Supplied material ::
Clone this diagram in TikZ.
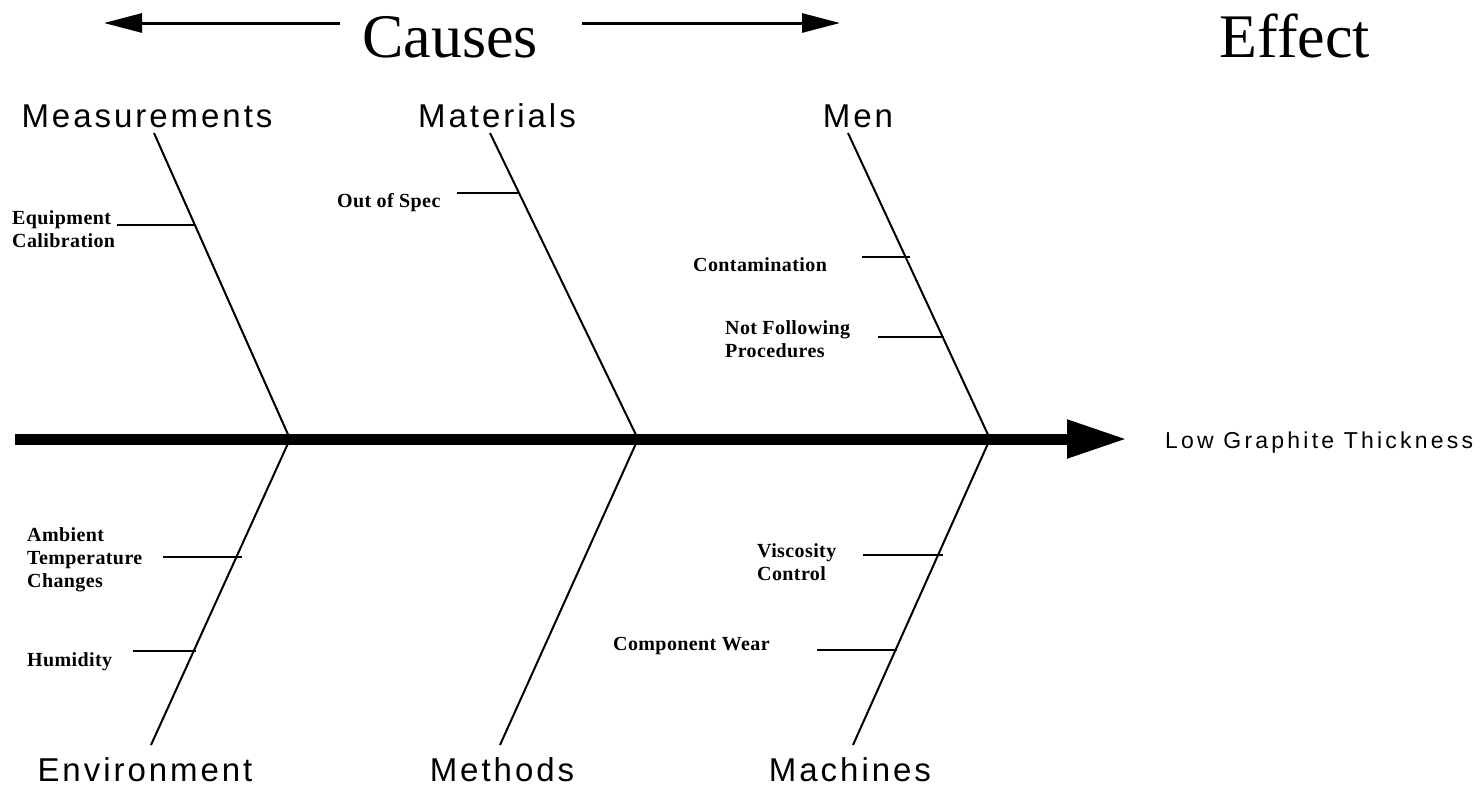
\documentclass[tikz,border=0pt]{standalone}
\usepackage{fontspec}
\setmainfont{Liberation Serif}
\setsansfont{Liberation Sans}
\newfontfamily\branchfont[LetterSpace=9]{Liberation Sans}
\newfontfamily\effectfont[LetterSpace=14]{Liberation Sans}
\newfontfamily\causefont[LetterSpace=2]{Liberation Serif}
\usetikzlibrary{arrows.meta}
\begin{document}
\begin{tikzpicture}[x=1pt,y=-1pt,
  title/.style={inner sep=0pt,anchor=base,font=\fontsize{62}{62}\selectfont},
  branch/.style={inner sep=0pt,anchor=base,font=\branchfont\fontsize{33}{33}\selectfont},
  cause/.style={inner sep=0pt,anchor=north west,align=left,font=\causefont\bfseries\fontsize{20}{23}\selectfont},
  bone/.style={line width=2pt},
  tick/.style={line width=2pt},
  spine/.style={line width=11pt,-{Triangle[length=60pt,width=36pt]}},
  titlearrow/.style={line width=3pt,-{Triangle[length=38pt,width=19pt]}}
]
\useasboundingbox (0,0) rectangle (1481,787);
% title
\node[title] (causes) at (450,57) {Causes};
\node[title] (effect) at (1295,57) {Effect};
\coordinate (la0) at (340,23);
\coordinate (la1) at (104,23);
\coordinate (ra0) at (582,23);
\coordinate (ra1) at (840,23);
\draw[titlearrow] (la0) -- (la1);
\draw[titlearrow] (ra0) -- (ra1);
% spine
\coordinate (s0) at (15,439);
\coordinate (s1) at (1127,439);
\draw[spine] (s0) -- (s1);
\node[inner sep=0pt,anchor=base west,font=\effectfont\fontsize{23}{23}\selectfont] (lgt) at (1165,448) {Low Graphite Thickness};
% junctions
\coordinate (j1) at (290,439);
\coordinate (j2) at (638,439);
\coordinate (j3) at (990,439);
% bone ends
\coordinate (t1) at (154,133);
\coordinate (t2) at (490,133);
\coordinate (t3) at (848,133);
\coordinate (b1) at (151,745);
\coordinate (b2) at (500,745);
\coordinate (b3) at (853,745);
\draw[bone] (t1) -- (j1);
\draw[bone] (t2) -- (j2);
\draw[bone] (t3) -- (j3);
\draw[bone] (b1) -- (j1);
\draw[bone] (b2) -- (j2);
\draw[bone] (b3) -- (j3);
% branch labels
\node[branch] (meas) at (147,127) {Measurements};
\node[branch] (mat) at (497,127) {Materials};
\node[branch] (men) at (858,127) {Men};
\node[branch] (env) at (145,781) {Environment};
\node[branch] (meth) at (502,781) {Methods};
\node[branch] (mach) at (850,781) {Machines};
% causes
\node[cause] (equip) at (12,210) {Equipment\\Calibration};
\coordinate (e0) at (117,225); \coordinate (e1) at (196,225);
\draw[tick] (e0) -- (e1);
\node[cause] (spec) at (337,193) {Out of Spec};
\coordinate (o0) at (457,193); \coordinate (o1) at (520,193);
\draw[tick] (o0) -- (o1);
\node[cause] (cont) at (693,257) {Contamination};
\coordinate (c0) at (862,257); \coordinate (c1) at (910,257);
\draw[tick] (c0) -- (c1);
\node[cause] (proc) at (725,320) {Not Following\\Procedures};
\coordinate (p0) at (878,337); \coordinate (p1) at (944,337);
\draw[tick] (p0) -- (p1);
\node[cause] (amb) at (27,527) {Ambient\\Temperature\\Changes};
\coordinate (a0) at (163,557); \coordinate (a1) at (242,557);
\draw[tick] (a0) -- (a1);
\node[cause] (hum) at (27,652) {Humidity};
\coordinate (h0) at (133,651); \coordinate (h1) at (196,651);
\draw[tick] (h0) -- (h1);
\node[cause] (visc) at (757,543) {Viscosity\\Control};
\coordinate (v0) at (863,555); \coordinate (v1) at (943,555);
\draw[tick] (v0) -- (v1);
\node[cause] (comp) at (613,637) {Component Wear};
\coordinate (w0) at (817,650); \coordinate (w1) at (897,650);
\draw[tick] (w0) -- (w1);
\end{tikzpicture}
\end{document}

Exercise requirements ::
Strip out the pictures and quote the remaining data word for word.

Result for this exercise ::
Clone this diagram in TikZ.
\documentclass[tikz,border=0pt]{standalone}
\usepackage{fontspec}
\setmainfont{Liberation Serif}
\setsansfont{Liberation Sans}
\newfontfamily\branchfont[LetterSpace=9]{Liberation Sans}
\newfontfamily\effectfont[LetterSpace=14]{Liberation Sans}
\newfontfamily\causefont[LetterSpace=2]{Liberation Serif}
\usetikzlibrary{arrows.meta}
\begin{document}
\begin{tikzpicture}[x=1pt,y=-1pt,
  title/.style={inner sep=0pt,anchor=base,font=\fontsize{62}{62}\selectfont},
  branch/.style={inner sep=0pt,anchor=base,font=\branchfont\fontsize{33}{33}\selectfont},
  cause/.style={inner sep=0pt,anchor=north west,align=left,font=\causefont\bfseries\fontsize{20}{23}\selectfont},
  bone/.style={line width=2pt},
  tick/.style={line width=2pt},
  spine/.style={line width=11pt,-{Triangle[length=60pt,width=36pt]}},
  titlearrow/.style={line width=3pt,-{Triangle[length=38pt,width=19pt]}}
]
\useasboundingbox (0,0) rectangle (1481,787);
% title
\node[title] (causes) at (450,57) {Causes};
\node[title] (effect) at (1295,57) {Effect};
\coordinate (la0) at (340,23);
\coordinate (la1) at (104,23);
\coordinate (ra0) at (582,23);
\coordinate (ra1) at (840,23);
\draw[titlearrow] (la0) -- (la1);
\draw[titlearrow] (ra0) -- (ra1);
% spine
\coordinate (s0) at (15,439);
\coordinate (s1) at (1127,439);
\draw[spine] (s0) -- (s1);
\node[inner sep=0pt,anchor=base west,font=\effectfont\fontsize{23}{23}\selectfont] (lgt) at (1165,448) {Low Graphite Thickness};
% junctions
\coordinate (j1) at (290,439);
\coordinate (j2) at (638,439);
\coordinate (j3) at (990,439);
% bone ends
\coordinate (t1) at (154,133);
\coordinate (t2) at (490,133);
\coordinate (t3) at (848,133);
\coordinate (b1) at (151,745);
\coordinate (b2) at (500,745);
\coordinate (b3) at (853,745);
\draw[bone] (t1) -- (j1);
\draw[bone] (t2) -- (j2);
\draw[bone] (t3) -- (j3);
\draw[bone] (b1) -- (j1);
\draw[bone] (b2) -- (j2);
\draw[bone] (b3) -- (j3);
% branch labels
\node[branch] (meas) at (147,127) {Measurements};
\node[branch] (mat) at (497,127) {Materials};
\node[branch] (men) at (858,127) {Men};
\node[branch] (env) at (145,781) {Environment};
\node[branch] (meth) at (502,781) {Methods};
\node[branch] (mach) at (850,781) {Machines};
% causes
\node[cause] (equip) at (12,210) {Equipment\\Calibration};
\coordinate (e0) at (117,225); \coordinate (e1) at (196,225);
\draw[tick] (e0) -- (e1);
\node[cause] (spec) at (337,193) {Out of Spec};
\coordinate (o0) at (457,193); \coordinate (o1) at (520,193);
\draw[tick] (o0) -- (o1);
\node[cause] (cont) at (693,257) {Contamination};
\coordinate (c0) at (862,257); \coordinate (c1) at (910,257);
\draw[tick] (c0) -- (c1);
\node[cause] (proc) at (725,320) {Not Following\\Procedures};
\coordinate (p0) at (878,337); \coordinate (p1) at (944,337);
\draw[tick] (p0) -- (p1);
\node[cause] (amb) at (27,527) {Ambient\\Temperature\\Changes};
\coordinate (a0) at (163,557); \coordinate (a1) at (242,557);
\draw[tick] (a0) -- (a1);
\node[cause] (hum) at (27,652) {Humidity};
\coordinate (h0) at (133,651); \coordinate (h1) at (196,651);
\draw[tick] (h0) -- (h1);
\node[cause] (visc) at (757,543) {Viscosity\\Control};
\coordinate (v0) at (863,555); \coordinate (v1) at (943,555);
\draw[tick] (v0) -- (v1);
\node[cause] (comp) at (613,637) {Component Wear};
\coordinate (w0) at (817,650); \coordinate (w1) at (897,650);
\draw[tick] (w0) -- (w1);
\end{tikzpicture}
\end{document}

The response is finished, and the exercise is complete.